July 14th 06:34 UTC: Significant improvements have been achieved since the previous deployment, restoring performance to pre-July 5th levels. We continue to monitor the situation closely to maintain stability. Thank you for your patience and support.

July 17th 06:44 UTC: Performance is back to pre-July 5th levels, the issue is now resolved. We apologize for any inconvenience caused.

Telemetry - Data issue in kbc_usage_metrics_values table

After last telemetry update, incremental processing of kbc_usage_metrics_values table might caused showing of higher credits usage for some projects and usage breakdowns.

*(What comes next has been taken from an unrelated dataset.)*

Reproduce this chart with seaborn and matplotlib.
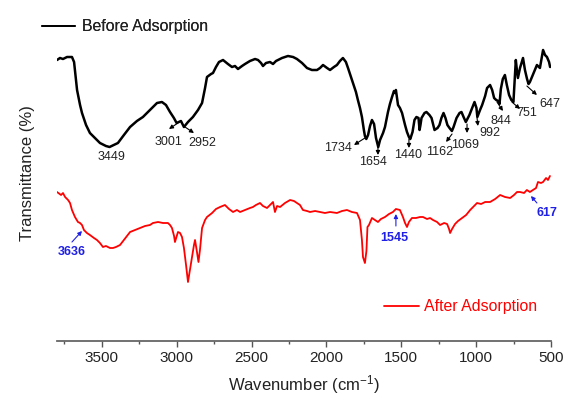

The data have been processed in full to ensure wrong records are fixed or removed.
The Telemetry Data Extractor has been switched to force full load till Monday 17th July, so the data are fixed in projects using this component with incremental load.

Project UI not loading

2023-07-04 11:15 UTC We are investigating problems with UI loading on all stacks.

2023-07-04 11:35 UTC Project UI is now working. Root cause was bug in UI deployment.

We apologize for any inconvenience caused.

Jobs list failures

2023-06-30 12:20 UTC We are investigating problems with listing jobs on all stacks. The error is manifested by the Invalid configuration for path \"job.branchType\": BranchType must be one of dev, default message.

Next update in 30 min

2023-06-30 12:45 UTC [resolved] We have re-deployed the last functional version and the problem is now solved.

We apologize for any inconvenience caused.

Storage job failures in the AWS EU stack

We are observing an increased number of faulty storage jobs, resulting in the error message "Cannot import data from Storage API“ in connection.eu-central-1.keboola.com. The main cause has been identified and resolved, and now all systems should be running smoothly. We will continue to monitor the situation, and the next update will be provided in 30 minutes.

We apologize for any inconvenience caused.

UPDATE 7:20 UTC [resolved] All systems are functioning normally, and the incident has been resolved and closed.